The copy must start at the line that contains "Convert this chart to Apache ECharts code." and finish at the line that contains "const yMin = -20, yMax = 60, yStep = 10;", reproducing each line exactly. Any picture in that span is omitted.
• • • • • • •
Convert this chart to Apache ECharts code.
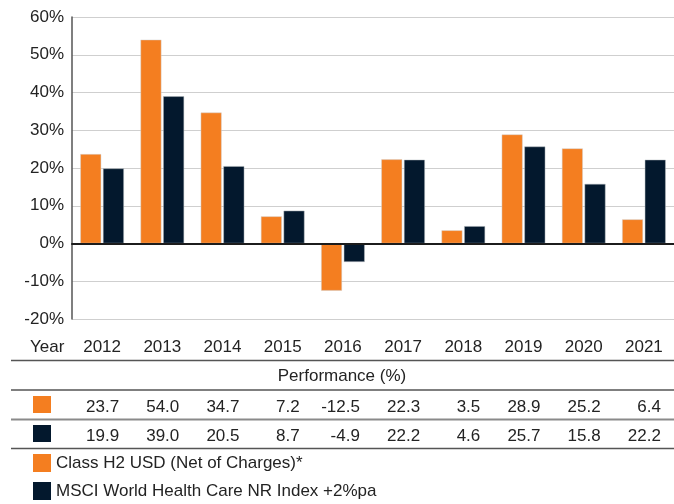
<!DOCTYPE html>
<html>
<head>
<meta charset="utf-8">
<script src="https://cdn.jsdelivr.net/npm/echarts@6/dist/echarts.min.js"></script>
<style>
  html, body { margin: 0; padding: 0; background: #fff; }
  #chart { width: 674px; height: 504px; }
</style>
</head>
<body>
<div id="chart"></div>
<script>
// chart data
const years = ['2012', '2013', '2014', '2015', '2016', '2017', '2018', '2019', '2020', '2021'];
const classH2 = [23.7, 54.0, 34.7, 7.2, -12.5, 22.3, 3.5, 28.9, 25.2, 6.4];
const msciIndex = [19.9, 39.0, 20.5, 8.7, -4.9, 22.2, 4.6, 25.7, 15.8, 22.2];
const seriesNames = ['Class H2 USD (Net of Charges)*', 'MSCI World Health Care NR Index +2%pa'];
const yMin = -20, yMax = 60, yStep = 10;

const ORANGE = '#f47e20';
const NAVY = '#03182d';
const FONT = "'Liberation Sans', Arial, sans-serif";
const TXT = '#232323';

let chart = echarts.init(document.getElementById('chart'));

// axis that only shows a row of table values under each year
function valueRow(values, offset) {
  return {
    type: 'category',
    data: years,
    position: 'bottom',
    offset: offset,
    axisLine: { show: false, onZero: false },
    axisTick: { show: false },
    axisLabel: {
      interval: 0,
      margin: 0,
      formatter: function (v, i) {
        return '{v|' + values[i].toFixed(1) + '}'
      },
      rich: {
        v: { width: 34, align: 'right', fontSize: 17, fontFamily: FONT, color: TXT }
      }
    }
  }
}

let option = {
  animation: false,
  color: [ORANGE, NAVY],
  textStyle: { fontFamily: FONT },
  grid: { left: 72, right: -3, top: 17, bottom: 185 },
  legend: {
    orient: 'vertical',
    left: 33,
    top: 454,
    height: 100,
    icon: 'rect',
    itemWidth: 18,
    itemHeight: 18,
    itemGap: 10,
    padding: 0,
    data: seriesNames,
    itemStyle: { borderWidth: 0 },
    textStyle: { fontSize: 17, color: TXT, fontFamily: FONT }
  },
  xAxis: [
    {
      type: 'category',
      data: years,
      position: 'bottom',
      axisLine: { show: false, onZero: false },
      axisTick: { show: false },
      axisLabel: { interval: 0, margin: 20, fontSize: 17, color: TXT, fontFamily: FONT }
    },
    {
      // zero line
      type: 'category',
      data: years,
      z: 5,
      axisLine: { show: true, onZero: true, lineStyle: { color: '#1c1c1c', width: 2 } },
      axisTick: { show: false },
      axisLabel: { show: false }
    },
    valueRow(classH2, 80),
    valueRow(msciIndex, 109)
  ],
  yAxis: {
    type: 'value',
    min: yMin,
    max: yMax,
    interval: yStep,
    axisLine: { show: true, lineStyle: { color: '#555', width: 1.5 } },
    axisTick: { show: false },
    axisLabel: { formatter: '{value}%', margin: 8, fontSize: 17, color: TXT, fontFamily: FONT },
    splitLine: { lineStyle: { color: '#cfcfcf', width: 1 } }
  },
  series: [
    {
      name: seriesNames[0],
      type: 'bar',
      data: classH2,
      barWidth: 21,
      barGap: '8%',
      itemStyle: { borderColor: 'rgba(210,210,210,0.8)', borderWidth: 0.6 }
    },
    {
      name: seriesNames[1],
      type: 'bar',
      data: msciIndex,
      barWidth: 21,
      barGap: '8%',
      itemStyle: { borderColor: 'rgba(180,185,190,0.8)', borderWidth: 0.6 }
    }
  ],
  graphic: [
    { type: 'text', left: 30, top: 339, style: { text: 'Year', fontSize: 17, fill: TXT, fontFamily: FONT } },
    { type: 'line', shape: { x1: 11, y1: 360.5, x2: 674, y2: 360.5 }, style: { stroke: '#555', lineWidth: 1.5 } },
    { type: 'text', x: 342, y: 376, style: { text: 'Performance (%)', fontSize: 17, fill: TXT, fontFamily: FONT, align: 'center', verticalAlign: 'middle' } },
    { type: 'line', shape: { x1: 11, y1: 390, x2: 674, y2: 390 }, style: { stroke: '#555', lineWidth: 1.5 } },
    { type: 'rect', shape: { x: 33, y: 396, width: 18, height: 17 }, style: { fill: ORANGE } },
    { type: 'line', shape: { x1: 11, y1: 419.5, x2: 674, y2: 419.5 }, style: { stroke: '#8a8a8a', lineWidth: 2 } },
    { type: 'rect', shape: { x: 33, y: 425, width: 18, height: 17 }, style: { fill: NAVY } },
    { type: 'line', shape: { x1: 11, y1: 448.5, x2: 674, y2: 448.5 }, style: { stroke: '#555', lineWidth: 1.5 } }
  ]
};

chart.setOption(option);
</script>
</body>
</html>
• • • • • • •
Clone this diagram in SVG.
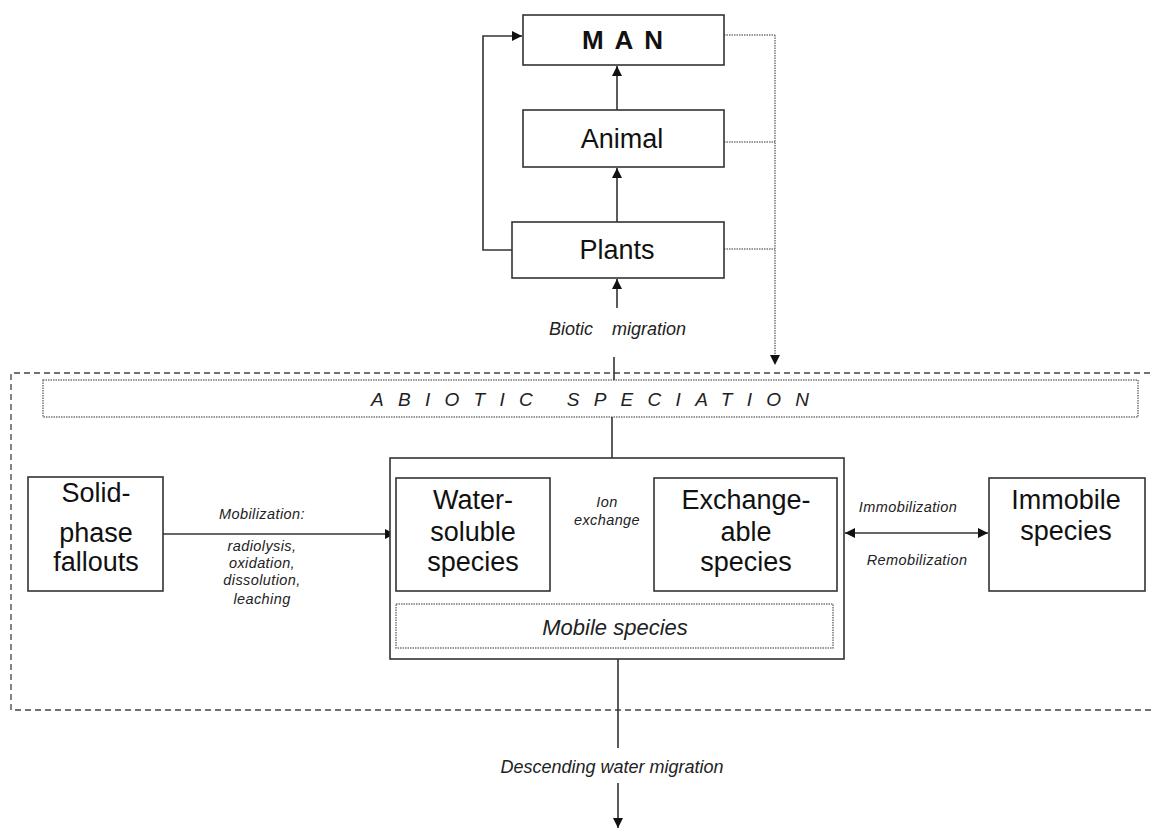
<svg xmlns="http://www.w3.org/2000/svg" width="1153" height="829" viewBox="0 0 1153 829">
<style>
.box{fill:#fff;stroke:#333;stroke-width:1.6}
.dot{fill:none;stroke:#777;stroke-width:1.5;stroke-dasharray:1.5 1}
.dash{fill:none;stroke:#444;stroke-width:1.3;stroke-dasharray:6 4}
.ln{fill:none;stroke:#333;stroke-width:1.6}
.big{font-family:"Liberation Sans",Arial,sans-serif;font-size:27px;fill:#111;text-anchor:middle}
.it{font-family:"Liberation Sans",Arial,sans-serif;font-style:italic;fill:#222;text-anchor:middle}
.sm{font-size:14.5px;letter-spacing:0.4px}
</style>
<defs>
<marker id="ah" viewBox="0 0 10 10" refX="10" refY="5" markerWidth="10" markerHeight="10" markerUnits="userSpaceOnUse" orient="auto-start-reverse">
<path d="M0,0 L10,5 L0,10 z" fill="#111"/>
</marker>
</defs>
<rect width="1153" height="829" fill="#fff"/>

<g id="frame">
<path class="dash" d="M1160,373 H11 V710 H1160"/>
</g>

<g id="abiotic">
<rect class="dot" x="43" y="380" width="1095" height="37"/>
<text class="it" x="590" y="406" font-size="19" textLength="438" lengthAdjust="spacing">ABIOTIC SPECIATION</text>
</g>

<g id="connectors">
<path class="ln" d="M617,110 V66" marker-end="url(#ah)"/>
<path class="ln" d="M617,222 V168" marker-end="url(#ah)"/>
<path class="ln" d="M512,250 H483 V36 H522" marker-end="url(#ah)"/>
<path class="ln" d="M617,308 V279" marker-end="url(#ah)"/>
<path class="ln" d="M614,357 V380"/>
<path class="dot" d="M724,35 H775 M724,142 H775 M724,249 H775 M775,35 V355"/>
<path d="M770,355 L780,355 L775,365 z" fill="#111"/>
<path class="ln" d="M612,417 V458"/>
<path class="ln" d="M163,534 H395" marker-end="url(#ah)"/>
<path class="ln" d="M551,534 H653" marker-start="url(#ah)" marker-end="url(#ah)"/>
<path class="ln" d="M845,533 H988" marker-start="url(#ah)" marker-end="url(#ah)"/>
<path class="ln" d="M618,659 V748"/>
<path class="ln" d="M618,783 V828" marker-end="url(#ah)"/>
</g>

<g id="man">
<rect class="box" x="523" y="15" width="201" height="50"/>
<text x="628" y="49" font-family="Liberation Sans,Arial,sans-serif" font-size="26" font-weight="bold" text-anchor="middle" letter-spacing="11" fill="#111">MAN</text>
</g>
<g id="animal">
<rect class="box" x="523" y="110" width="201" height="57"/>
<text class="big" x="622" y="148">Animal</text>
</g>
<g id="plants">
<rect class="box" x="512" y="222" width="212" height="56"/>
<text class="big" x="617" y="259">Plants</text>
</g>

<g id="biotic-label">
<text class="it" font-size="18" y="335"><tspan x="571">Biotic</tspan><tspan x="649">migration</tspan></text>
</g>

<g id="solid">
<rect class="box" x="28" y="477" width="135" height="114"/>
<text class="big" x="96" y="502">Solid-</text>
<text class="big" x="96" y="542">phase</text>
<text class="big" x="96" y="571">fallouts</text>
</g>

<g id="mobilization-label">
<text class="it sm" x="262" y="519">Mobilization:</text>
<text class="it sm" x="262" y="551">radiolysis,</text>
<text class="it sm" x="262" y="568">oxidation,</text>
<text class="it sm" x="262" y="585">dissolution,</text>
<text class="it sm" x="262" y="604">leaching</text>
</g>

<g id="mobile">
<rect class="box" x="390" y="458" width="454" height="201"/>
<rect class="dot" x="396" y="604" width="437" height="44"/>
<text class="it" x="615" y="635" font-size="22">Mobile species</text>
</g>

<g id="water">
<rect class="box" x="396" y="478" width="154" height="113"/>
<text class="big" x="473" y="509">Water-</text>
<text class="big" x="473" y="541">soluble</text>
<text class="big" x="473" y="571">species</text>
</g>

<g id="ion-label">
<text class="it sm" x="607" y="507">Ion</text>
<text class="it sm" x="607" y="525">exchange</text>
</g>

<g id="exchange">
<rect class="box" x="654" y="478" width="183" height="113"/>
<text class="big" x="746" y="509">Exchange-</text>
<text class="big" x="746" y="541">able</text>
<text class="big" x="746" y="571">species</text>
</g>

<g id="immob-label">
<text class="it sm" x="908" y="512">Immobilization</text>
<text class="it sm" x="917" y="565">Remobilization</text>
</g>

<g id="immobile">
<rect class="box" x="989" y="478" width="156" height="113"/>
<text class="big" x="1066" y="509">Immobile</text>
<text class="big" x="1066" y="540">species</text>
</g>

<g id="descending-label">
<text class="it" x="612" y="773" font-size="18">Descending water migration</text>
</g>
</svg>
• • • • • • •
◆ Exercise solution
Convert this chart to Apache ECharts code.
<!DOCTYPE html>
<html>
<head>
<meta charset="utf-8">
<script src="https://cdn.jsdelivr.net/npm/echarts@6/dist/echarts.min.js"></script>
<style>
  html, body { margin: 0; padding: 0; background: #fff; }
  #chart { width: 674px; height: 504px; }
</style>
</head>
<body>
<div id="chart"></div>
<script>
// chart data
const years = ['2012', '2013', '2014', '2015', '2016', '2017', '2018', '2019', '2020', '2021'];
const classH2 = [23.7, 54.0, 34.7, 7.2, -12.5, 22.3, 3.5, 28.9, 25.2, 6.4];
const msciIndex = [19.9, 39.0, 20.5, 8.7, -4.9, 22.2, 4.6, 25.7, 15.8, 22.2];
const seriesNames = ['Class H2 USD (Net of Charges)*', 'MSCI World Health Care NR Index +2%pa'];
const yMin = -20, yMax = 60, yStep = 10;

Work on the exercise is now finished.